11th Daimyō of Tsu Domain
- In office 1825–1869
- Monarchs: Shōgun Tokugawa Ienari; Tokugawa Ieyoshi; Tokugawa Iesada; Tokugawa Iemochi; Tokugawa Yoshinobu;
- Preceded by: Tōdō Takasawa
- Succeeded by: Tōdō Takakiyo

Imperial Governor of Tsu Domain
- In office 1869–1871
- Monarch: Emperor Meiji

Personal details
- Born: March 11, 1813
- Died: February 9, 1895 (aged 81) Tokyo, Japan
- Parent: Tōdō Takasawa (father);

= Tōdō Takayuki =

Japanese daimyō and chieftain (1813–1895)
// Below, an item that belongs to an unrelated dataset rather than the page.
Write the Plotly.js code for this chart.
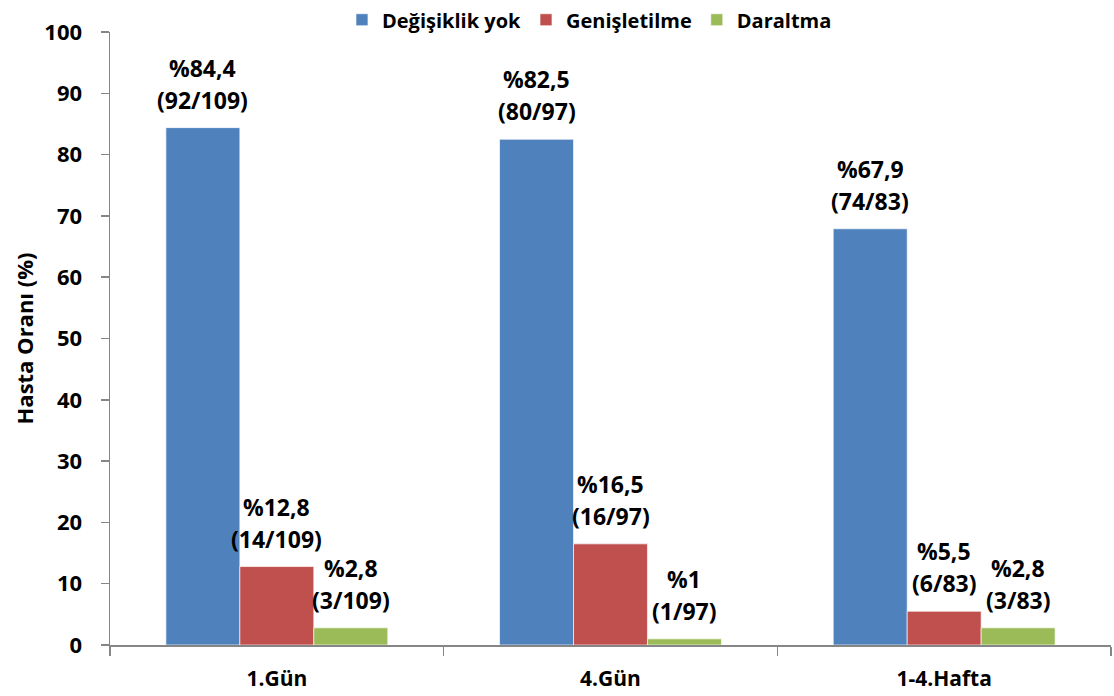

Tōdō Takayuki (藤堂 高猷) was the 11th daimyō of Tsu Domain under the late Edo period Tokugawa shogunate and the 19th hereditary chieftain of the Tōdō clan. Takayuki's sudden betrayal of the Tokugawa forces at the Battle of Toba–Fushimi during the Boshin War was one of the decisive factors which turned the battle in the imperial army's favor.

==Biography==
Takayuki was born in 1813 as the son of the previous daimyō of Tsu Domain, Tōdō Takasawa. His mother was a daughter of the daimyō of Tanakura Domain, Nagai Naonobu. He succeeded his father as daimyō at the age of 11. That year, he was received in formal audience by Shogun Tokugawa Ienari and two years later was accorded the courtesy titles of Izumi-no-kam and jijū, and Junior Fourth court rank.His courtesy title was promoted to Sakon'e-no-shosho (左少将) in 1840.

In 1842, as concern over the increasing incursions of foreign kurofune warships into Japanese waters grew, the shogunate ordered Tsu Domain to assume guard duties over Ise Grand Shrine, which included the construction of artillery batteries. Saitō Satsudō, the head of the domain academy, incorporated rangaku technology to build modern batteries and attempted to modernize the domain’s military. Tōdō Takayuki also attempted to introduce other forms of western science, including photography, by sponsoring equipment and a laboratory for Ueno Hikoma at the domain’s residence in Edo. In 1861, Tōdō Takayuki was further promoted to Sakon'e-no-chusho (左中将).

Tōdō Takayuki promoted the policy of Kōbu gattai aimed to strengthen political coordination between the Tokugawa shogunate and the Japanese Imperial Court, but he was not very involved in the shogunate administration.

During the Tenchūgumi Incident in 1863, the domain was called upon to send forces to Kyoto to help suppress the pro-sonnō jōi rebels; however, as with many domains during the tumultuous Bakumatsu period, the samurai of the domain were divided into factions between those to supported the sonnō jōi movement and those remaining loyal to the shogunate. At the Battle of Toba–Fushimi at the start of the Boshin War, the forces of Tsu Domain initially supported the Tokugawa side; however, when the battle began to turn in the favor of the Satchō Alliance forces, Tsu Domain quickly changed sides, contributing strongly to the defeat of the Tokugawa forces. Tsu Domain subsequently contributed military forces to other battles of the Boshin War, including the Battle of Hakodate on the side of the new Meiji government.

On June 28, 1871, Takayuki officially retired, turning over his offices to his eldest son Tōdō Takakiyo. He died in Tokyo at the age of 83 in 1895. He was posthumously awarded with Second court rank, and the Order of the Sacred Treasure, 2nd class.

Takayuki is believed by some historians to be the father of the Shinsengumi samurai, Tōdō Heisuke, but there is no direct documentary evidence.

==Sources==
- Himeno, Junichi. "Encounters With Foreign Photographers: The Introduction and Spread of Photography in Kyūshū". In Reflecting Truth: Japanese Photography in the Nineteenth Century (Amsterdam: Hotei Publishing, 2004), 18–29.
- Totman, Conrad (1980). Collapse of the Tokugawa Bakufu. (Honolulu: University of Hawai'i Press), pp. 425–429.